#### Stated exercise
Give back exactly the lines from the beginning of the listing below to the line holding "5.7, 5.6, 2.7];", both ends included; the pictures stay out.

#### Recorded data
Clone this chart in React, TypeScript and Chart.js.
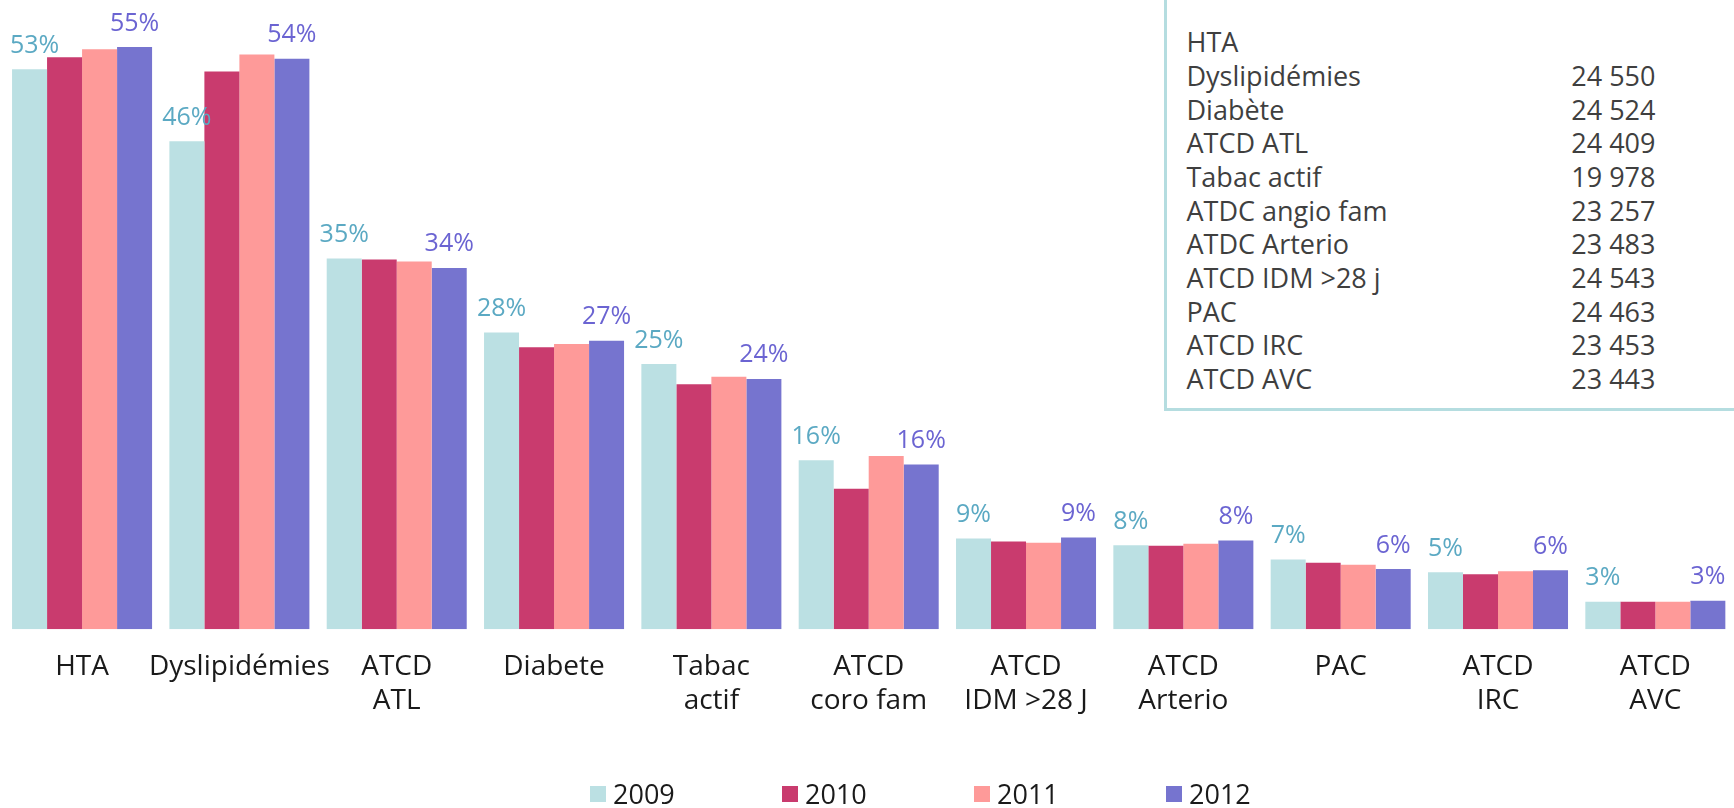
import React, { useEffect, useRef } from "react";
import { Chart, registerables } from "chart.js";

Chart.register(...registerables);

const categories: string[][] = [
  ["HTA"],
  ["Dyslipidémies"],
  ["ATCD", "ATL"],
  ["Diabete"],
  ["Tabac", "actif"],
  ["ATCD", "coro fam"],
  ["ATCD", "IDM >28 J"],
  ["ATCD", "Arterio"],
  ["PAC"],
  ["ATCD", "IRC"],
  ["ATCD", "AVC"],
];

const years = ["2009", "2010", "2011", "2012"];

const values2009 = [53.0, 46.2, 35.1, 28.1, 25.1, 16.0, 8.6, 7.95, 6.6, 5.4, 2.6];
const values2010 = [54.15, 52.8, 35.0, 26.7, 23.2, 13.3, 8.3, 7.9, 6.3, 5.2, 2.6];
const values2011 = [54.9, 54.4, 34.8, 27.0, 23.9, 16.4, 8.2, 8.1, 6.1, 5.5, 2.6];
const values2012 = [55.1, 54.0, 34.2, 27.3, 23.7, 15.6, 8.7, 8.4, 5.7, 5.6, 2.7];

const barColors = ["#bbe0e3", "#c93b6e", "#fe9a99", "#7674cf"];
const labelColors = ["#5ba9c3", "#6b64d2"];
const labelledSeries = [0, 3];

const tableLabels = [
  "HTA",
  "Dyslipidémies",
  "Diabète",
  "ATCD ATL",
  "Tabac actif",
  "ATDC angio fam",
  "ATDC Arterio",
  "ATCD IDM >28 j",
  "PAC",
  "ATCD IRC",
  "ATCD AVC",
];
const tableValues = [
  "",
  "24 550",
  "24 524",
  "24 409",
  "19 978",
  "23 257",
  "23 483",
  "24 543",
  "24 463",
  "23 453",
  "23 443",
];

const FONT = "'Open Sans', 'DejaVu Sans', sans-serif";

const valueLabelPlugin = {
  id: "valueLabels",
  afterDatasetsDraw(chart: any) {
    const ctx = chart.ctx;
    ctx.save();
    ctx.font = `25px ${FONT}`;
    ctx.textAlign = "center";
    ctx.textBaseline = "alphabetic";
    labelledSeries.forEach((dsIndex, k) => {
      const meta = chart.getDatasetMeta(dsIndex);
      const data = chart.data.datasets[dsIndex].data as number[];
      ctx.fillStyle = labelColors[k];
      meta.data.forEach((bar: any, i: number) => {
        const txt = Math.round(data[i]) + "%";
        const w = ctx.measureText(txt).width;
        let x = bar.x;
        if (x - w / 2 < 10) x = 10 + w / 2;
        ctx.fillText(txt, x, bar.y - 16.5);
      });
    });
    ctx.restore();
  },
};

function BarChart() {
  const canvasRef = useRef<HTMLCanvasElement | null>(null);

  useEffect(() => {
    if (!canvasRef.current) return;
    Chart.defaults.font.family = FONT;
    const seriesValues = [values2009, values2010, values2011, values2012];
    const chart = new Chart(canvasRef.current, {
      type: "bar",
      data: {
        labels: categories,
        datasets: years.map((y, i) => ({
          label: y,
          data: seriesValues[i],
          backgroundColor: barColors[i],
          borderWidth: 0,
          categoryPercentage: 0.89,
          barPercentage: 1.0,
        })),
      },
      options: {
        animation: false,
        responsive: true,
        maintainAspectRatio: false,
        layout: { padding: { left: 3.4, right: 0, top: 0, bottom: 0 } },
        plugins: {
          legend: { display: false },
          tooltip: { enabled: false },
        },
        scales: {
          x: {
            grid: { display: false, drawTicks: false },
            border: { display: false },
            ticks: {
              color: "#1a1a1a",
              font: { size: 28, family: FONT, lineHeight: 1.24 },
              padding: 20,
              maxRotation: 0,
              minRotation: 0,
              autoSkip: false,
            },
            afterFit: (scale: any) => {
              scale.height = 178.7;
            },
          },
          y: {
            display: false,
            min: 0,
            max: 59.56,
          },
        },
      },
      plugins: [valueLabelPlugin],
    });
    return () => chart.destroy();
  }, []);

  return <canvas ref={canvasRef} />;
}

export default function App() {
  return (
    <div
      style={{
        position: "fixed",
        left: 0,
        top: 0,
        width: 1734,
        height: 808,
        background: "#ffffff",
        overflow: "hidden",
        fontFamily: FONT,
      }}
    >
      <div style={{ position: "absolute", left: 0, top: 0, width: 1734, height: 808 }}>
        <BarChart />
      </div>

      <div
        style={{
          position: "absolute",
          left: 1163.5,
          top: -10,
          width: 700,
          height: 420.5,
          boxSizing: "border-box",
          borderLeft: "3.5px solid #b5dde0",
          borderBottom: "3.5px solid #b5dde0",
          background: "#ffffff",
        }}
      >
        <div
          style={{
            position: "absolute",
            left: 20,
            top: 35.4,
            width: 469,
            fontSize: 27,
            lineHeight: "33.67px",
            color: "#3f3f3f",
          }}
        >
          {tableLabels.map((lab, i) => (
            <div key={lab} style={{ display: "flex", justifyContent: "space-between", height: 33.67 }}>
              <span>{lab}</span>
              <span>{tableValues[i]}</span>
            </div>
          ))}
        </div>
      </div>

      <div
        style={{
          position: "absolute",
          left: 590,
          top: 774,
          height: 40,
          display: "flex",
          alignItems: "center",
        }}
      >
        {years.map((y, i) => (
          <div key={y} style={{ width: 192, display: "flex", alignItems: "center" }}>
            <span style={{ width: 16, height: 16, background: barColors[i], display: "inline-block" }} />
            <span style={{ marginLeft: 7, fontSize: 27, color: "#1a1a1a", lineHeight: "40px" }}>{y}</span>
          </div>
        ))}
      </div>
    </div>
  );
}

#### Written answer
Clone this chart in React, TypeScript and Chart.js.
import React, { useEffect, useRef } from "react";
import { Chart, registerables } from "chart.js";

Chart.register(...registerables);

const categories: string[][] = [
  ["HTA"],
  ["Dyslipidémies"],
  ["ATCD", "ATL"],
  ["Diabete"],
  ["Tabac", "actif"],
  ["ATCD", "coro fam"],
  ["ATCD", "IDM >28 J"],
  ["ATCD", "Arterio"],
  ["PAC"],
  ["ATCD", "IRC"],
  ["ATCD", "AVC"],
];

const years = ["2009", "2010", "2011", "2012"];

const values2009 = [53.0, 46.2, 35.1, 28.1, 25.1, 16.0, 8.6, 7.95, 6.6, 5.4, 2.6];
const values2010 = [54.15, 52.8, 35.0, 26.7, 23.2, 13.3, 8.3, 7.9, 6.3, 5.2, 2.6];
const values2011 = [54.9, 54.4, 34.8, 27.0, 23.9, 16.4, 8.2, 8.1, 6.1, 5.5, 2.6];
const values2012 = [55.1, 54.0, 34.2, 27.3, 23.7, 15.6, 8.7, 8.4, 5.7, 5.6, 2.7];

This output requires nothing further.